-- start of GIVEN INFORMATION --

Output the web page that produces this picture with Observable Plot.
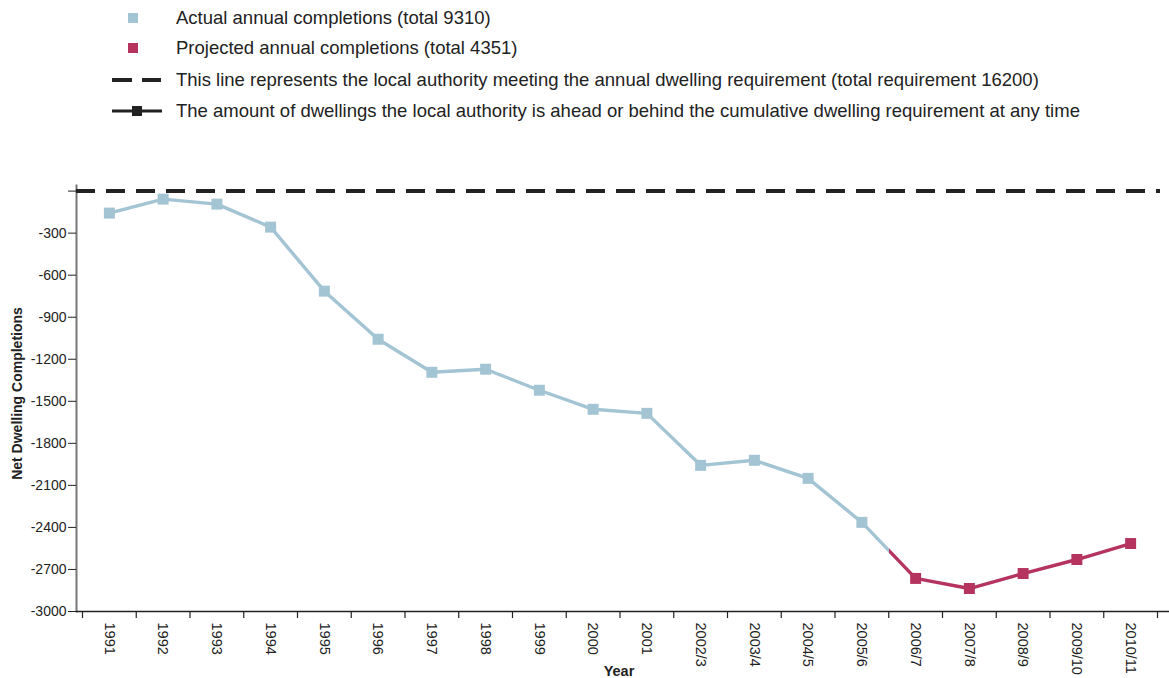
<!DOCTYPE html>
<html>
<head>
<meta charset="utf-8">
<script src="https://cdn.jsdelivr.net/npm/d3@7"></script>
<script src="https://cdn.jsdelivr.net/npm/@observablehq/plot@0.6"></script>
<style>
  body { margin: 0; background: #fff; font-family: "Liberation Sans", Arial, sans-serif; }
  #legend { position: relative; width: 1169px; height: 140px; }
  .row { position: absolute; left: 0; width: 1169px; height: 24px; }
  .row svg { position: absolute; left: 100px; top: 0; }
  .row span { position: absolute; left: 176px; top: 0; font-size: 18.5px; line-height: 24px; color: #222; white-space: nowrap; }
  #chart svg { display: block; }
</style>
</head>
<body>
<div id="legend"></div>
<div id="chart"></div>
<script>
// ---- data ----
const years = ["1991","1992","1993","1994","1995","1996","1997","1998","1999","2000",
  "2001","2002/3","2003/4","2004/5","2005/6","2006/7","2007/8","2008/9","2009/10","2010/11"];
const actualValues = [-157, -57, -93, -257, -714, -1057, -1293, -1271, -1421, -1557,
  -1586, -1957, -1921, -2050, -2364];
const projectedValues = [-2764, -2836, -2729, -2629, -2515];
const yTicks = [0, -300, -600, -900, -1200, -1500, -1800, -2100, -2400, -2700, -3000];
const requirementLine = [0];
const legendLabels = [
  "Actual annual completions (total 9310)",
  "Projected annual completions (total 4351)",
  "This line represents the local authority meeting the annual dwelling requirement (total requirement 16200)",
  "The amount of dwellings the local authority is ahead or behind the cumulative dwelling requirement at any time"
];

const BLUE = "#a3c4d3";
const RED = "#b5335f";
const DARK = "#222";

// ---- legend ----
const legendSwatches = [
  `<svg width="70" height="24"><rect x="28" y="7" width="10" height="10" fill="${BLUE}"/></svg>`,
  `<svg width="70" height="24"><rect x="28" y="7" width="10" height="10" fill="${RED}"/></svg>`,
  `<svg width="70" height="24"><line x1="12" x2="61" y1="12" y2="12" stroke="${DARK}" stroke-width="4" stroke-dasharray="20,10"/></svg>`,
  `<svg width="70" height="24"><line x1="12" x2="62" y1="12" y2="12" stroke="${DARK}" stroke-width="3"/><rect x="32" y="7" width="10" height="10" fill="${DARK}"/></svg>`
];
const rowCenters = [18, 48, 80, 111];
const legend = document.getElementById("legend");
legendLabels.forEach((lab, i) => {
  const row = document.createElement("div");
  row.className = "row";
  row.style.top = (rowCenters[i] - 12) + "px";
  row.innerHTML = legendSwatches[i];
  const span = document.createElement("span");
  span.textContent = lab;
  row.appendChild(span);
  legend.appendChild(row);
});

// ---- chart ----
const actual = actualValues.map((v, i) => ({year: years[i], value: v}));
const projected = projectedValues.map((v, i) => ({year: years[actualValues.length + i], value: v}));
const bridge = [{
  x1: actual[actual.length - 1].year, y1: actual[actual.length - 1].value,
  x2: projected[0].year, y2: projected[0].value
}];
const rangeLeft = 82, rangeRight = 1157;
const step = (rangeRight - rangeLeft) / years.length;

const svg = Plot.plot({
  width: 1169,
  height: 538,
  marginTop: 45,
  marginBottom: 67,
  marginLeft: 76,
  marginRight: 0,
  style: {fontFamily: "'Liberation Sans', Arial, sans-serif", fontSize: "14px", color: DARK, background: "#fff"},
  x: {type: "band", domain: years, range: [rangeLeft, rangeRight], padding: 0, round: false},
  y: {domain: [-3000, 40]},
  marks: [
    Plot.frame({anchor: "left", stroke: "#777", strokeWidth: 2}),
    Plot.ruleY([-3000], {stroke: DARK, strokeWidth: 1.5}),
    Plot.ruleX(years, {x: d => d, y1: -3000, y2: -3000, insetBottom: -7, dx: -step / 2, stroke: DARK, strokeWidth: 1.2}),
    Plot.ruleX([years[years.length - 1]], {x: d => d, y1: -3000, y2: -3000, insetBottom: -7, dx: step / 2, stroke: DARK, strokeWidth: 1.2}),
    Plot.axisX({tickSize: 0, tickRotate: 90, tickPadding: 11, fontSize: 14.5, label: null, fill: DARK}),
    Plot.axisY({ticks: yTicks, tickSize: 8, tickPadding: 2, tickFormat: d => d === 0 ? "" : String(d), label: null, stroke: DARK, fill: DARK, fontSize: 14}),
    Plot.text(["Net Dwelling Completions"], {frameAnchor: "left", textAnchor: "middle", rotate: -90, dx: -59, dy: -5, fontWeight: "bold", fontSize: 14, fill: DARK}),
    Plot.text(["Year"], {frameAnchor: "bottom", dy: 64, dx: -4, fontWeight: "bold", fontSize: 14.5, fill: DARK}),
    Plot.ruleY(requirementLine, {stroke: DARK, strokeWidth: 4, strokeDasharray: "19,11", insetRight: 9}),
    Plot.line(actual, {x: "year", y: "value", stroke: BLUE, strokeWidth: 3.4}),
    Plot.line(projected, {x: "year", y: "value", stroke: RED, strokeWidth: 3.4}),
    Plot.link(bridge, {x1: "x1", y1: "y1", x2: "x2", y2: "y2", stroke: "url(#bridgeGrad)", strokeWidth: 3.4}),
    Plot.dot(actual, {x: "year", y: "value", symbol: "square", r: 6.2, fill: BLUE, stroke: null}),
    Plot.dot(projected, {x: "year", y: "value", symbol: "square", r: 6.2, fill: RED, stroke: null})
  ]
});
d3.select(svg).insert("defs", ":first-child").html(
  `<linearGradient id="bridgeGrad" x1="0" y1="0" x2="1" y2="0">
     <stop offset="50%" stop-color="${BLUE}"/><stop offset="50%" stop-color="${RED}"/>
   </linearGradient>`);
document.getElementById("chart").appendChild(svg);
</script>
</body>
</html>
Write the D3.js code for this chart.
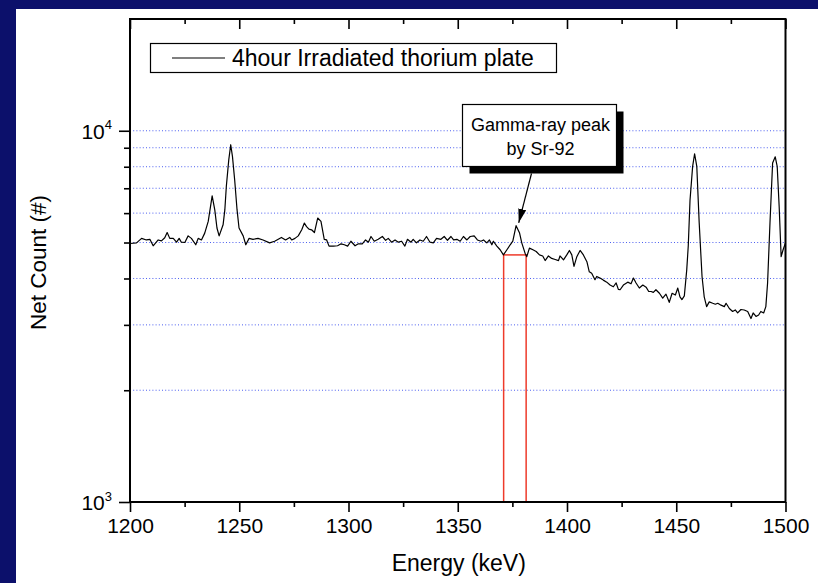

-- end of GIVEN INFORMATION --

WORK TO DO =>
Reproduce the material in full, word for word, and omit the pictures.

IN RESPONSE =>
Output the web page that produces this picture with Observable Plot.
<!DOCTYPE html>
<html>
<head>
<meta charset="utf-8">
<script src="https://cdn.jsdelivr.net/npm/d3@7"></script>
<script src="https://cdn.jsdelivr.net/npm/@observablehq/plot@0.6"></script>
<style>
  body { margin: 0; background: #fff; font-family: "Liberation Sans", Arial, sans-serif; }
  #legend { position: relative; width: 1169px; height: 140px; }
  .row { position: absolute; left: 0; width: 1169px; height: 24px; }
  .row svg { position: absolute; left: 100px; top: 0; }
  .row span { position: absolute; left: 176px; top: 0; font-size: 18.5px; line-height: 24px; color: #222; white-space: nowrap; }
  #chart svg { display: block; }
</style>
</head>
<body>
<div id="legend"></div>
<div id="chart"></div>
<script>
// ---- data ----
const years = ["1991","1992","1993","1994","1995","1996","1997","1998","1999","2000",
  "2001","2002/3","2003/4","2004/5","2005/6","2006/7","2007/8","2008/9","2009/10","2010/11"];
const actualValues = [-157, -57, -93, -257, -714, -1057, -1293, -1271, -1421, -1557,
  -1586, -1957, -1921, -2050, -2364];
const projectedValues = [-2764, -2836, -2729, -2629, -2515];
const yTicks = [0, -300, -600, -900, -1200, -1500, -1800, -2100, -2400, -2700, -3000];
const requirementLine = [0];
const legendLabels = [
  "Actual annual completions (total 9310)",
  "Projected annual completions (total 4351)",
  "This line represents the local authority meeting the annual dwelling requirement (total requirement 16200)",
  "The amount of dwellings the local authority is ahead or behind the cumulative dwelling requirement at any time"
];

const BLUE = "#a3c4d3";
const RED = "#b5335f";
const DARK = "#222";

// ---- legend ----
const legendSwatches = [
  `<svg width="70" height="24"><rect x="28" y="7" width="10" height="10" fill="${BLUE}"/></svg>`,
  `<svg width="70" height="24"><rect x="28" y="7" width="10" height="10" fill="${RED}"/></svg>`,
  `<svg width="70" height="24"><line x1="12" x2="61" y1="12" y2="12" stroke="${DARK}" stroke-width="4" stroke-dasharray="20,10"/></svg>`,
  `<svg width="70" height="24"><line x1="12" x2="62" y1="12" y2="12" stroke="${DARK}" stroke-width="3"/><rect x="32" y="7" width="10" height="10" fill="${DARK}"/></svg>`
];
const rowCenters = [18, 48, 80, 111];
const legend = document.getElementById("legend");
legendLabels.forEach((lab, i) => {
  const row = document.createElement("div");
  row.className = "row";
  row.style.top = (rowCenters[i] - 12) + "px";
  row.innerHTML = legendSwatches[i];
  const span = document.createElement("span");
  span.textContent = lab;
  row.appendChild(span);
  legend.appendChild(row);
});

// ---- chart ----
const actual = actualValues.map((v, i) => ({year: years[i], value: v}));
const projected = projectedValues.map((v, i) => ({year: years[actualValues.length + i], value: v}));
const bridge = [{
  x1: actual[actual.length - 1].year, y1: actual[actual.length - 1].value,
  x2: projected[0].year, y2: projected[0].value
}];
const rangeLeft = 82, rangeRight = 1157;
const step = (rangeRight - rangeLeft) / years.length;

const svg = Plot.plot({
  width: 1169,
  height: 538,
  marginTop: 45,
  marginBottom: 67,
  marginLeft: 76,
  marginRight: 0,
  style: {fontFamily: "'Liberation Sans', Arial, sans-serif", fontSize: "14px", color: DARK, background: "#fff"},
  x: {type: "band", domain: years, range: [rangeLeft, rangeRight], padding: 0, round: false},
  y: {domain: [-3000, 40]},
  marks: [
    Plot.frame({anchor: "left", stroke: "#777", strokeWidth: 2}),
    Plot.ruleY([-3000], {stroke: DARK, strokeWidth: 1.5}),
    Plot.ruleX(years, {x: d => d, y1: -3000, y2: -3000, insetBottom: -7, dx: -step / 2, stroke: DARK, strokeWidth: 1.2}),
    Plot.ruleX([years[years.length - 1]], {x: d => d, y1: -3000, y2: -3000, insetBottom: -7, dx: step / 2, stroke: DARK, strokeWidth: 1.2}),
    Plot.axisX({tickSize: 0, tickRotate: 90, tickPadding: 11, fontSize: 14.5, label: null, fill: DARK}),
    Plot.axisY({ticks: yTicks, tickSize: 8, tickPadding: 2, tickFormat: d => d === 0 ? "" : String(d), label: null, stroke: DARK, fill: DARK, fontSize: 14}),
    Plot.text(["Net Dwelling Completions"], {frameAnchor: "left", textAnchor: "middle", rotate: -90, dx: -59, dy: -5, fontWeight: "bold", fontSize: 14, fill: DARK}),
    Plot.text(["Year"], {frameAnchor: "bottom", dy: 64, dx: -4, fontWeight: "bold", fontSize: 14.5, fill: DARK}),
    Plot.ruleY(requirementLine, {stroke: DARK, strokeWidth: 4, strokeDasharray: "19,11", insetRight: 9}),
    Plot.line(actual, {x: "year", y: "value", stroke: BLUE, strokeWidth: 3.4}),
    Plot.line(projected, {x: "year", y: "value", stroke: RED, strokeWidth: 3.4}),
    Plot.link(bridge, {x1: "x1", y1: "y1", x2: "x2", y2: "y2", stroke: "url(#bridgeGrad)", strokeWidth: 3.4}),
    Plot.dot(actual, {x: "year", y: "value", symbol: "square", r: 6.2, fill: BLUE, stroke: null}),
    Plot.dot(projected, {x: "year", y: "value", symbol: "square", r: 6.2, fill: RED, stroke: null})
  ]
});
d3.select(svg).insert("defs", ":first-child").html(
  `<linearGradient id="bridgeGrad" x1="0" y1="0" x2="1" y2="0">
     <stop offset="50%" stop-color="${BLUE}"/><stop offset="50%" stop-color="${RED}"/>
   </linearGradient>`);
document.getElementById("chart").appendChild(svg);
</script>
</body>
</html>
Write the D3.js code for this chart.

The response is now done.